NoSQL competitors MongoDB, MarkLogic, Couchbase and Datastax have strong standings in the market as well and some seem to have greater traction among enterprise customers compared to DynamoDB, Huedecker says.

Living in the cloud

What's holding DynamoDB back in the enterprise market? For one, it has no on-premises version it can only be used in AWS's cloud. Some users just aren't comfortable using a cloud-based database, Heudecker says. DynamoDB competitors offer users the opportunity to run databases on their own premises behind their own firewall.

And many organizations still get great value out of SQL systems. Those RDBMs aren't going away they're still great for enterprise systems of record.

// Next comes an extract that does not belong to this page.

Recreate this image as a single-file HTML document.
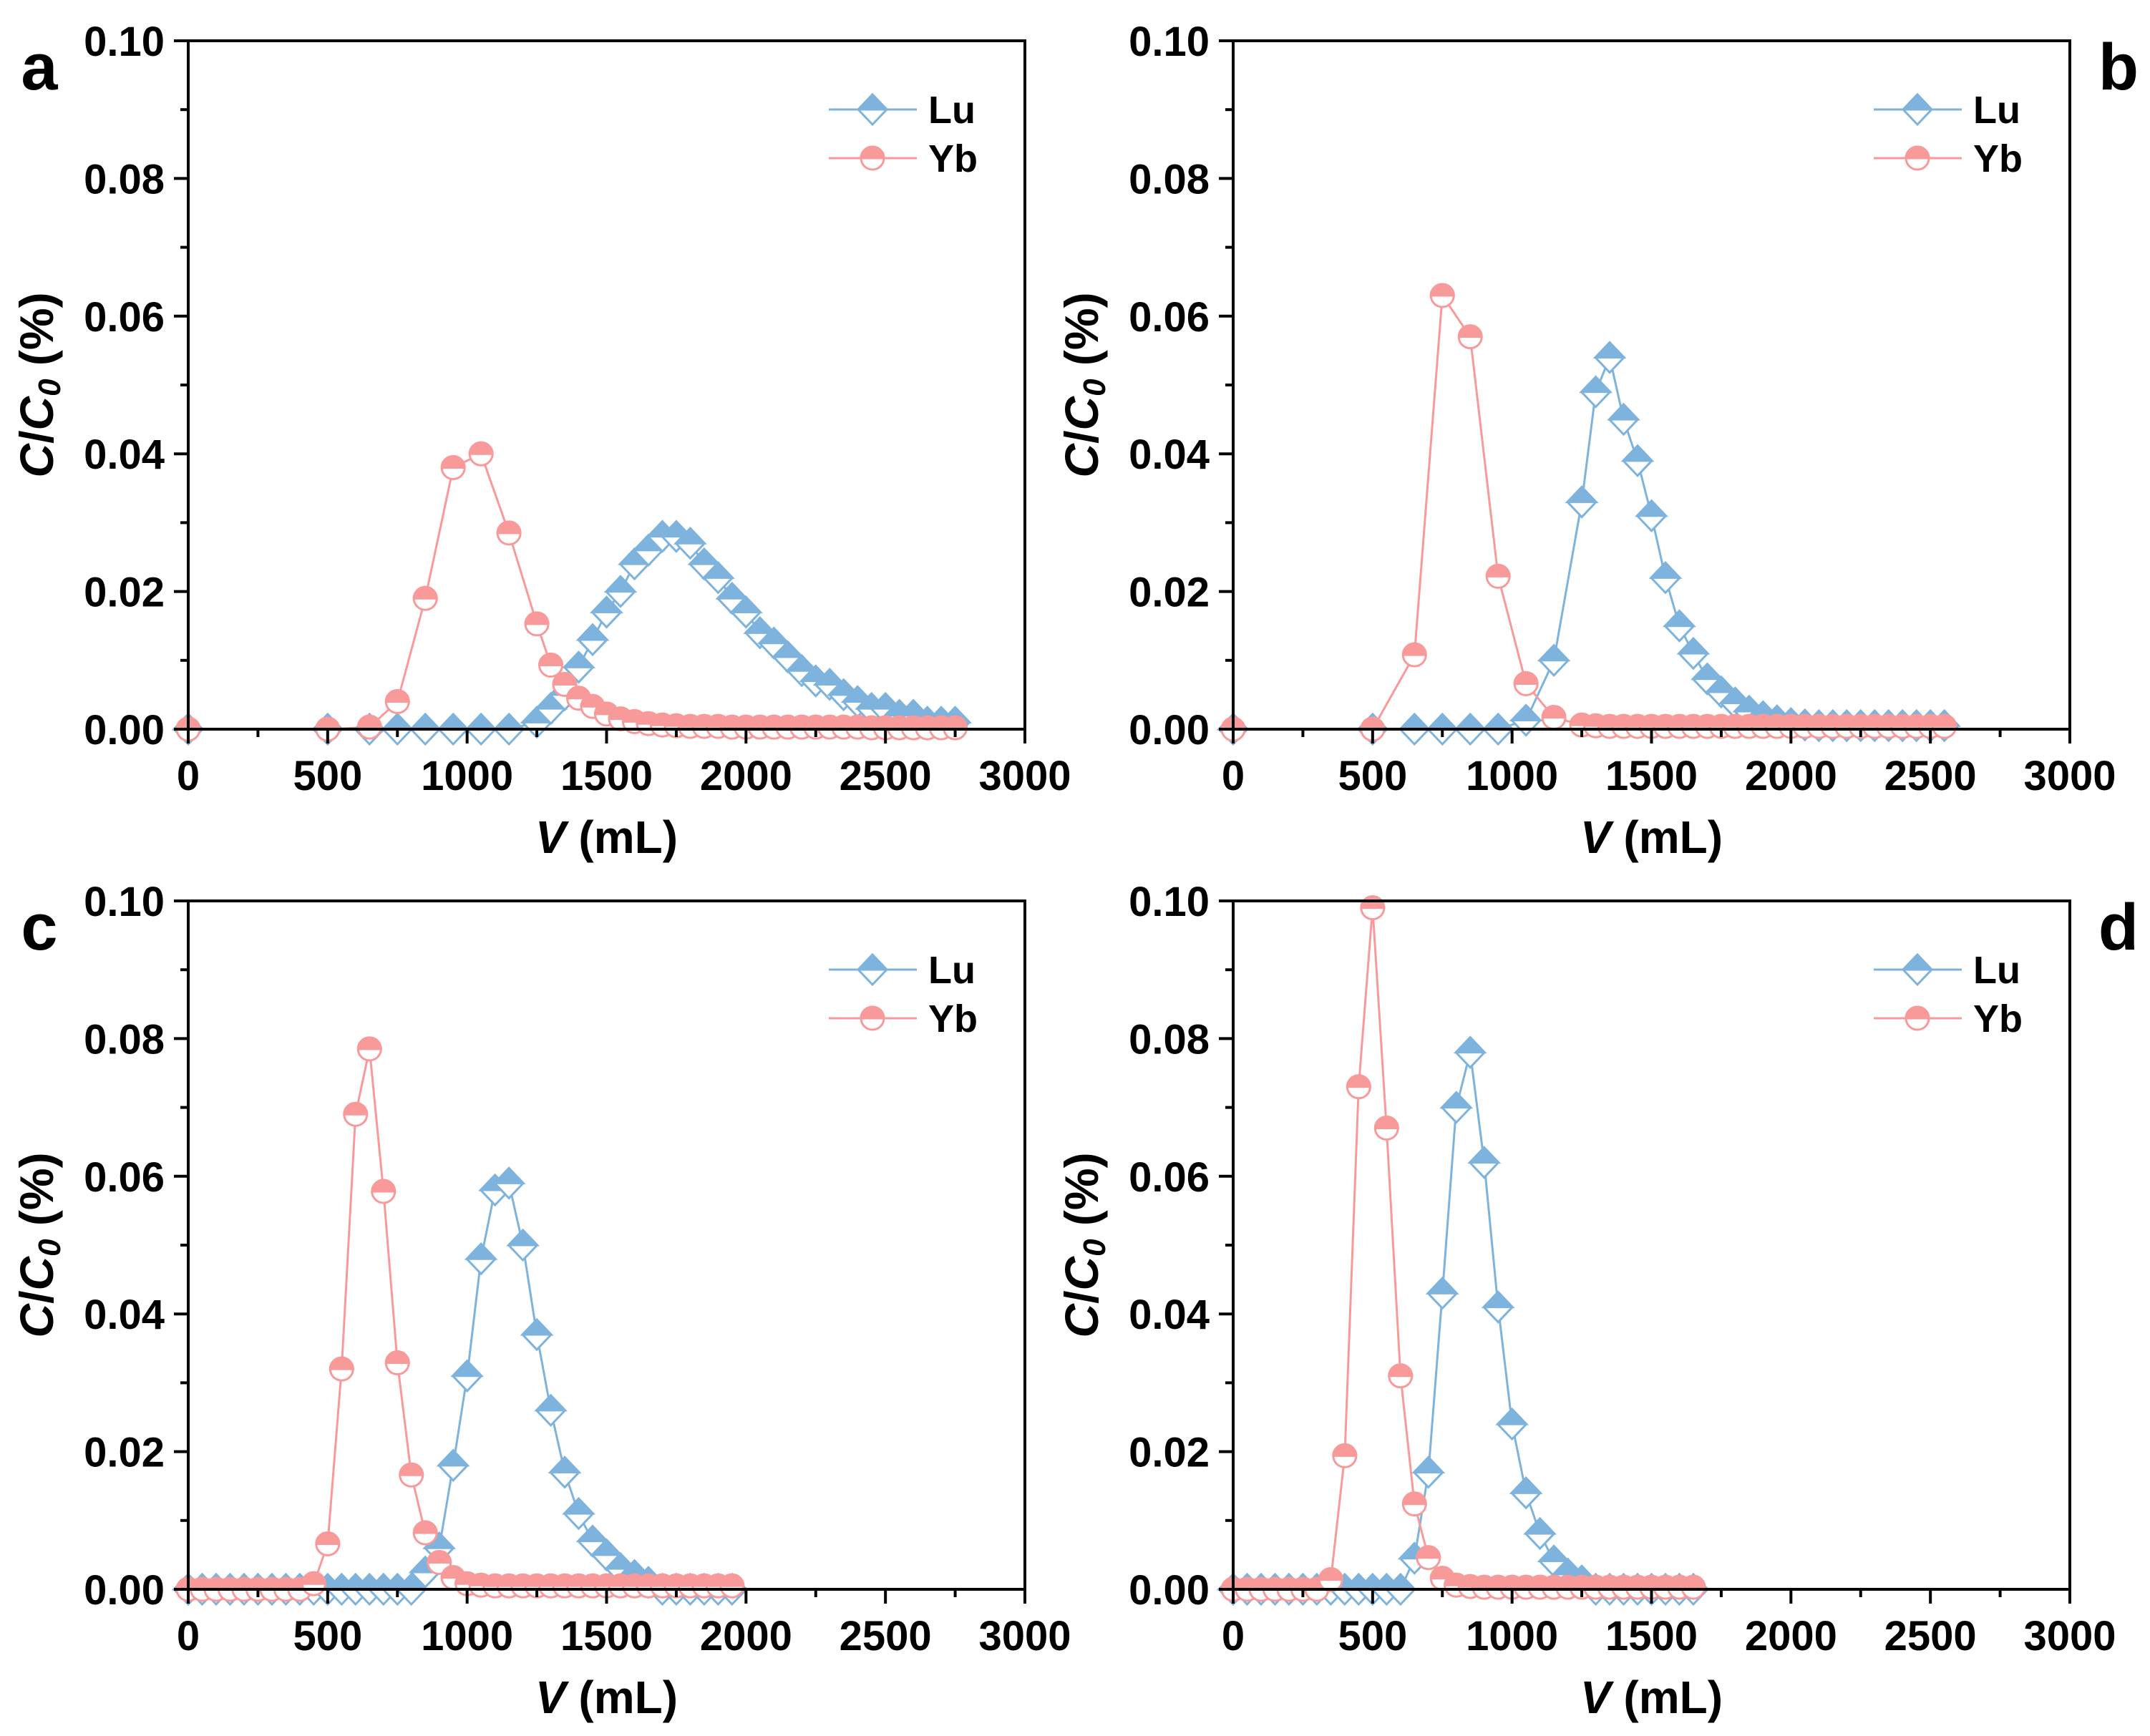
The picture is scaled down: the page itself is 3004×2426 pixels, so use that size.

Perhaps the biggest criticism against DynamoDB that it only lives in the cloud is also one of its biggest selling points, AWS officials contend.

Shams, AWS's DynamoDB engineering head, says because the technology is hosted in the cloud, users don't have to worry about configuring or provisioning any hardware. They just use the service and scale it up or down based on demand, while paying only for storage and throughput, he says.

For security-sensitive customers, there are opportunities to encrypt data as DynamoDB stores it. Plus, DynamoDB is integrated with AWS - the market's leading IaaS platform (according to Gartner's Magic Quadrant report), which supports a variety of tools, including other relational databases such as Aurora and RDS.

Adroll rolls with AWS DynamoDB

Marketing platform provider Adroll, which serves more than 20,000 customers in 150 countries, is among those organizations comfortable using the cloud-based DynamoDB. Basically, if an ecommerce site visitor browses a product page but does not buy the item, AdRoll bids on ad space on another site the user visits to show the product they were previously considering. It's an effective method for getting people to buy products they were considering.

It's really complicated for AdRoll to figure out which ads to serve to which users though. Even more complicated is that AdRoll needs to decide in about the time it takes for a webpage to load whether it will bid on an ad spot and which ad to place. That's the job of CTO Valentino Volonghi --he has about 100 milliseconds to play with. Most of that time is gobbled up by network latency, so needless to say AdRoll requires a reliably fast platform. It also needs huge scale: AdRoll considers more than 60 billion ad impressions every day.